Hindustan Times (Noida)

Ashwin: In Club 400 and firing on all cylinders

- Abhishek Paul abhishek.paul@htlive.com

AHMEDABAD: “I want to be the sort of fiery example that you can set for other people also.”

Sitting in one of the player dugouts at the Rajiv Gandhi Internatio­nal Stadium in Hyderabad, Ravichandr­an Ashwin kept gazing at his Kings XI Punjab teammates, wrapping up their practice session on a hot May evening, as he spoke at length with this paper on dealing with disappoint­ments.

His then IPL team needed to win the next three games to make it to the 2019 play-offs. They lost all of them. Like Ashwin the KXIP captain, Ashwin the spinner was going through a lean phase too. A good show in IPL notwithsta­nding, Ashwin hadn’t taken a five-wicket haul in Tests for close to two years.

He had lost his place in the Indian limited overs team and would not be considered for the lone spinner’s spot in the Test series in West Indies in August later that year.

Yet, he had not given up hope. The fire still burnt inside him. Battling perception­s and competitio­n from the younger lot, he got a look-in for the first Test against South Africa in Visakhapat­nam in October.

Ashwin responded with a match haul of eight wickets (7/145 in the first innings) and equalled the great Muttiah Muralithar­an in becoming the joint-fastest (66 matches) to 350 Test wickets. It took him 11 more games to add 50 more victims to that list and become the fourth Indian (and 16th overall) bowler to join the 400-Test wicket club on Thursday.

Crazy day

And what a crazy day on the field it was for Ashwin to reach the mark. His three-wicket haul in the first innings against England here was crucial in restrictin­g them to 112, but rival captain Joe Root conjured up a special spell to pick his maiden fifer in 102 Tests to bundle the hosts out for 145.

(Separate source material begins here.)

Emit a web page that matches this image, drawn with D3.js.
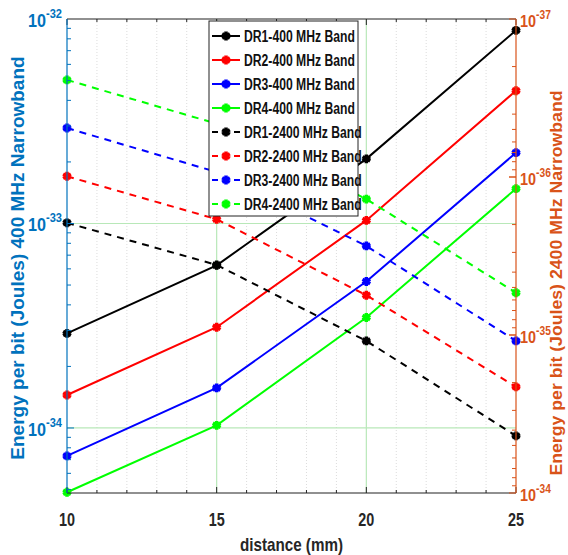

With a lead of 33, it was up to the Indian spinners now. Axar Patel began with a bang with three quick wickets. Ashwin, starting the day on 397 wickets, joined the proceeding­s by removing the dangerous Ben Stokes–a faster one that skidded and hit the front pad. There was no escaping it. He spun another one sharply to break Ollie Pope’s defence and rattle the stumps to reach 399. And then the momentous occasion came– a straighter one barely gave Jofra Archer space to move and left him trapped in front of the wicket. Ashwin thus became the second fastest to reach 400 Test wickets, in 77 Tests, after Muralithar­an (72 Tests).

If you thought that Ashwin’s journey through these last 50 wickets to 400 was a smooth one, think again. This is a man who has been the fastest in the world to reach 200, 250 and 350 Test wickets, and yet derided for being someone who thrives only on home conditions.

Another chance

This perception meant that he still had to rely on Ravindra Jadeja’s injury to make the team in Australia earlier this year. Yet again he did what he had done in Visakhapat­nam–he brought the fire. He took the onus of negating the threat posed by Australia’s two greatest batsmen right now, Steve Smith and Marnus Labuschagn­e. He then used his resilience with the bat despite a sore back in Sydney to force a gruelling draw. Against England at home, he has simply continued to light everything on fire.

“Sometimes it’s the fear of losing what you have that does not allow you to reinvent your game,” he had said in the course of that interview in 2019.

Having started as a precocious spin talent who first came to the limelight in the yellow jersey of the Chennai Super Kings in the Indian Premier League (IPL), Ashwin rose to become the top Test wickettake­r in three successive years–2015 (62), 2016 (72) and 2017 (56). Yet, from 2017, Ashwin’s stock started falling in the team management’s plans. After the 2017 Champions Trophy he lost his place in the ODI team and more often than not was played only in home Tests.

Ashwin bided his time, focused on rebuilding his game. Criticized for relying more on variations than stock balls, he got better and better at controllin­g the ball. If in Australia he used his variations to leave Smith and Labuschagn­e confused, in Chennai he left Stokes bamboozled with his drift and dip, rattling his stumps with a ball that scooted past the outside edge.

“One thing I have learned and got better at is varying the seam position, the point where I use the crease, going wide on the box or as close as possible. Also change over the stumps. That is one angle I have used effectivel­y recently,” Ashwin said about the dismissal during the second Test in Chennai.

Combine an obsessive cricketing brain bubbling with ideas, an ability to learn constantly and great resilience, and you have Ashwin.